I’d argue that the sheer quality of time itself changed due to instruments that we measure it with. One Tag Heuer or Rolex are both fine watches, the pride and the prejudice of modern man, and so were clepsydras, or water clocks, back in early days. Yet, the former are inhumanly precise, replacing fluid time with engineering, while the latter were unreliable on caravelas and carracks, and far below human mastery. It took an hourglass to sit vis-à-vis time and listen, then spread the word, as well as it took the finest white sand of Cairo to provide that hearing ability.
‘Your great-grandfather gave this watch to your granddad for good luck. Unfortunately, Dane’s luck wasn’t as good as his old man’s. He was captured and put in a Vietnamese prison camp. He knew if the gooks ever saw the watch that it’d be confiscated; taken away. So he hid it in the one place he knew he could hide something. His ass. Five long years, he wore this watch up his ass. And then he died of dysentery, he gave me the watch. I hid this uncomfortable hunk of metal up my ass for two years. Then, after seven years, I was sent home to my family. And now, little man, I give the watch to you.’ This remarkable speech reiterates the irrepressible nature of time, as it honors the saturnine endurance of timepieces
In 1954, the year I was born, Salvador Dali, fifty years minus five days my senior, abbreviated from La Persistencia de la Memoria to The Disintegration of the Persistence of Memory. I guess the initial charge was too strong for a single painting. These melting watches were itching the sphincter of world’s curiosity, even more so when they realized Dali had time in his back pocket. Pressed by Ilya Prigogine – eager to connect the dots in his predictable Baedeker world – if he painted under the influence (of Einstein), Dali shot back a Dali glare: ‘I just sat on the freakin’ Camembert cheese!’
According to Borges and his New Refutation of Time, language is so saturated and animated by time that, quite possibly, not a single line in all these pages fails to require or invoke it. I’ll take it as a compliment, and stretch the melting Camembert cheese beyond time forgeries, matching the most extended Domino’s Pizza ad.
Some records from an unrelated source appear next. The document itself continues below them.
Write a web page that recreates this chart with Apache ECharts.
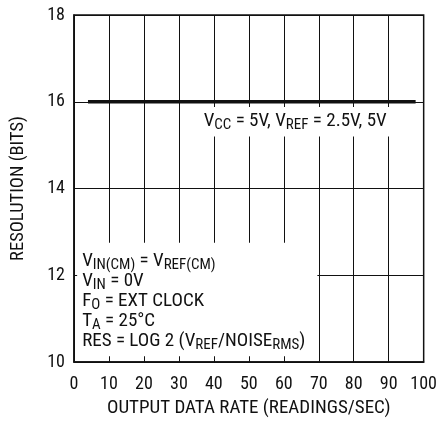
<!DOCTYPE html>
<html>
<head>
<meta charset="utf-8">
<script src="https://cdn.jsdelivr.net/npm/echarts@6/dist/echarts.min.js"></script>
<style>
  html, body { margin: 0; padding: 0; background: #fff; }
  #chart { width: 440px; height: 423px; }
</style>
</head>
<body>
<div id="chart"></div>
<script>
// data
var xTicks = [0, 10, 20, 30, 40, 50, 60, 70, 80, 90, 100];
var yTicks = [10, 12, 14, 16, 18];
var rateSpan = [4, 97.7];          // readings/sec, ends of the curve
var resolution = [16, 16];         // bits

var font = '"Roboto Condensed", "Liberation Sans", Arial, sans-serif';

var rich = {
    b: { fontSize: 19, lineHeight: 20, fontFamily: font, color: '#111' },
    // subscript: small box pinned to line bottom pushes it under the baseline
    s: { fontSize: 15, height: 12, lineHeight: 12, verticalAlign: 'bottom', fontFamily: font, color: '#111' }
};

var condText = [
    '{b|V}{s|IN(CM)}{b| = V}{s|REF(CM)}',
    '{b|V}{s|IN}{b| = 0V}',
    '{b|F}{s|O}{b| = EXT CLOCK}',
    '{b|T}{s|A}{b| = 25°C}',
    '{b|RES = LOG 2 (V}{s|REF}{b|/NOISE}{s|RMS}{b|)}'
].join('\n');

var vccText = '{b|V}{s|CC}{b| = 5V, V}{s|REF}{b| = 2.5V, 5V}';

var chart = echarts.init(document.getElementById('chart'));

var option = {
    animation: false,
    backgroundColor: '#fff',
    grid: {
        left: 74, right: 15, top: 15, bottom: 57,
        show: true, borderColor: '#111', borderWidth: 1.5, backgroundColor: 'transparent'
    },
    xAxis: {
        type: 'value', min: 0, max: 100, interval: 10,
        name: 'OUTPUT DATA RATE (READINGS/SEC)',
        nameLocation: 'middle', nameGap: 37,
        nameTextStyle: { fontSize: 19, fontFamily: font, color: '#111' },
        axisLine: { lineStyle: { color: '#111', width: 1.5 } },
        axisTick: { show: true, inside: true, length: 5, lineStyle: { color: '#111' } },
        axisLabel: { fontSize: 18, fontFamily: font, color: '#111', margin: 13 },
        splitLine: { show: true, lineStyle: { color: '#111', width: 1 } }
    },
    yAxis: {
        type: 'value', min: 10, max: 18, interval: 2,
        name: 'RESOLUTION (BITS)',
        nameLocation: 'middle', nameGap: 46,
        nameTextStyle: { fontSize: 18.5, fontFamily: font, color: '#111' },
        axisLine: { lineStyle: { color: '#111', width: 1.5 } },
        axisTick: { show: true, inside: true, length: 3, lineStyle: { color: '#111' } },
        axisLabel: { fontSize: 18, fontFamily: font, color: '#111', margin: 9 },
        splitLine: { show: true, lineStyle: { color: '#111', width: 1 } }
    },
    series: [{
        type: 'line',
        data: rateSpan.map(function (x, i) { return [x, resolution[i]]; }),
        symbol: 'none',
        lineStyle: { color: '#111', width: 3.5 },
        z: 5,
        markArea: {
            silent: true,
            itemStyle: { color: '#fff', borderWidth: 0 },
            data: [
                [{
                    coord: [0.9, 10.13],
                    label: { show: true, position: 'insideTopLeft', offset: [0, 4],
                             formatter: condText, rich: rich }
                }, { coord: [69.6, 12.75] }],
                [{
                    coord: [32.5, 15.2],
                    label: { show: true, position: 'insideLeft', offset: [11, 0],
                             formatter: vccText, rich: rich }
                }, { coord: [96, 15.88] }]
            ]
        }
    }]
};

chart.setOption(option);
</script>
</body>
</html>
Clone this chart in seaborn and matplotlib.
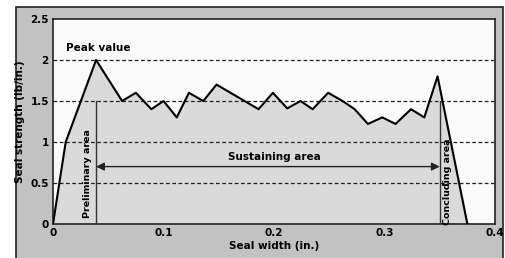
import seaborn as sns
import pandas as pd
import matplotlib.pyplot as plt
from matplotlib.patches import Rectangle

# seal strength curve
seal_width = [0.0, 0.0115, 0.039, 0.0625, 0.075, 0.089, 0.1, 0.112, 0.123, 0.136,
              0.148, 0.186, 0.199, 0.212, 0.224, 0.235, 0.249, 0.262, 0.273, 0.285,
              0.298, 0.31, 0.324, 0.336, 0.348, 0.375]
seal_strength = [0.0, 1.0, 2.0, 1.5, 1.6, 1.4, 1.5, 1.3, 1.6, 1.5,
                 1.7, 1.4, 1.6, 1.41, 1.5, 1.4, 1.6, 1.5, 1.4, 1.22,
                 1.3, 1.22, 1.4, 1.3, 1.8, 0.0]
x_ticks = [0, 0.1, 0.2, 0.3, 0.4]
y_ticks = [0, 0.5, 1, 1.5, 2, 2.5]
area_bounds = [0.039, 0.35]

df = pd.DataFrame({"width": seal_width, "strength": seal_strength})

sns.set_theme(style="white", rc={"text.color": "black", "axes.labelcolor": "black",
                                 "xtick.color": "black", "ytick.color": "black"})
plt.rcParams['font.family'] = ['Liberation Sans Narrow', 'DejaVu Sans']
plt.rcParams['font.weight'] = 'bold'

fig = plt.figure(figsize=(5.06, 2.58), dpi=100)
fig.patch.set_facecolor("white")
fig.patches.append(Rectangle((16 / 506, -0.01), 487 / 506, 1 - 7 / 258 + 0.01,
                             transform=fig.transFigure, facecolor="#c2c2c2",
                             edgecolor="#222222", linewidth=1.2, zorder=-10))
ax = fig.add_axes([53 / 506, 34 / 258, 442 / 506, 205 / 258])
ax.set_facecolor("#fafafa")

ax.fill_between(df["width"], df["strength"], color="#dadada", zorder=1)
for yv in y_ticks[1:-1]:
    ax.axhline(yv, color="#222222", linestyle=(0, (3, 2)), linewidth=0.9, zorder=2)
sns.lineplot(data=df, x="width", y="strength", ax=ax, color="black",
             linewidth=1.5, zorder=4)

# area boundaries and arrow
for xv in area_bounds:
    ax.plot([xv, xv], [0, 1.5], color="#333333", linewidth=1.0, zorder=3)
ax.annotate("", xy=(area_bounds[0], 0.7), xytext=(area_bounds[1], 0.7),
            arrowprops=dict(arrowstyle="<|-|>", color="#222222", lw=1.0,
                            mutation_scale=12, shrinkA=0, shrinkB=0), zorder=3)

ax.text(0.2, 0.82, "Sustaining area", ha="center", va="center", fontsize=7.5, fontweight="bold")
ax.text(0.041, 2.15, "Peak value", ha="center", va="center", fontsize=7.5, fontweight="bold")
ax.text(0.031, 0.62, "Preliminary area", rotation=90, ha="center", va="center",
        fontsize=6.8, fontweight="bold")
ax.text(0.357, 0.51, "Concluding area", rotation=90, ha="center", va="center",
        fontsize=6.8, fontweight="bold")

ax.set_xlim(0, 0.4)
ax.set_ylim(0, 2.5)
ax.set_xticks(x_ticks)
ax.set_xticklabels(["0", "0.1", "0.2", "0.3", "0.4"])
ax.set_yticks(y_ticks)
ax.set_yticklabels(["0", "0.5", "1", "1.5", "2", "2.5"])
ax.tick_params(axis="x", direction="in", length=5, width=1, color="#333333",
               labelsize=7.5, pad=3)
ax.tick_params(axis="y", length=0, labelsize=7.5, pad=3)
for lab in ax.get_xticklabels() + ax.get_yticklabels():
    lab.set_fontweight("bold")
for sp in ax.spines.values():
    sp.set_color("#222222")
    sp.set_linewidth(1.2)
ax.set_xlabel("Seal width (in.)", fontsize=7.5, fontweight="bold", labelpad=2)
ax.set_ylabel("Seal strength (lb/in.)", fontsize=7.5, fontweight="bold", labelpad=4)

fig.savefig("out.png", dpi=100)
Seriously, I simply have no time for this distraction, I promised to take Eileen out for dinner, but I’m not there: I’m stuck west of Blythe, running out of daylight. I’m not there because I’m here, and even though it’s dinner time, it’s not my dinner time, let alone Eileen’s, since she can’t figure out where the hell I am around the time for dinner.
Well, dinner I could skip. But what about dessert?